Flowers Bloom

Just in time for summer, spring has arrived.

For a few weeks it looked as if we'd see nothing but clouds and rain this spring, but all of that water brought great returns as flowers began to bloom. It's a great time to get out your camera and start taking pictures, whether you're a gardener looking to brag, someone who simply appreciate's nature's beauty or you're finally getting around to learning to use that camera you got for Christmas.

Flowers are a great opportunity for photographers because they lend themselves to all sorts of uses. They can be a background or a subject, you can take them as groups or as individuals, and they are especially exciting for macro photography. They have teh added advantage of being naturally beautiful and generally quite still. Today I'm going to talk about how to take some photos of flowers that you'll be sure to enjoy.

1. Select your subject:

What are you capturing when you're photographing a flower? If what drew your eye is the beautiful field, that's your subject. If what you love is the pattern on the petals, that's your subject.

While it seems simple, choosing your subject informs the rest of your behavior as a photographer because you want to make that subject look compelling.

2. Fill the frame:

Sometimes photographers try to get as much as they can into a photo. They look out and see this broad sweep of the world that seems so beautiful and attempt to drink it in through the lens. It doesn't always work out, however.

One easy trick for making compelling pictures is to get close to the subject and have it fill up as much of the frame as you can. While you don't always want to complete dominate the photography, a large object draws in the eye.

3. Move Around:

Don't take every photo of flowers straight down or from the side. Get low and look up as if the flowers were towering trees, get close and see the little veins on the petals and ants crawling around. Then step back and see how it looks in the world around it. Don't feel like you have to sit in one place until you grow roots.

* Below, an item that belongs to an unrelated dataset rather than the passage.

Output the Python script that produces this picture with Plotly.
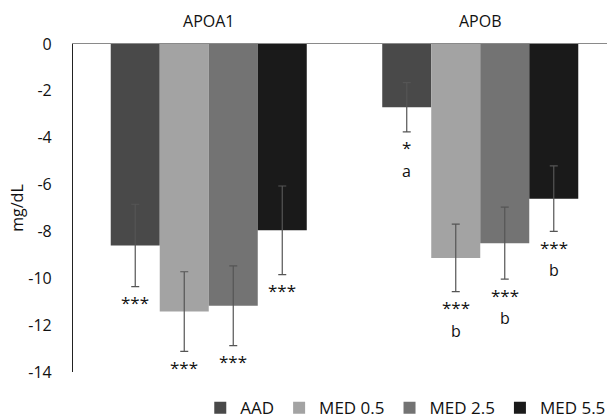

4. Find the other pictures:

By moving around you can change your background and even your subject. Just because you already have a picture of that sunflower from your car doesn't mean you've shot everything you can. Think about a new subject? What about the petals? What about that big face of seeds?

5. Experiment:

Those flowers aren't going anywhere anytime soon, so take your time and try new things while you're out there with your camera. At the very least you can't embarrass yourself in front of them like you can with a model. The key is to get out there and get excited, and maybe you can find some time this Memorial Day weekend.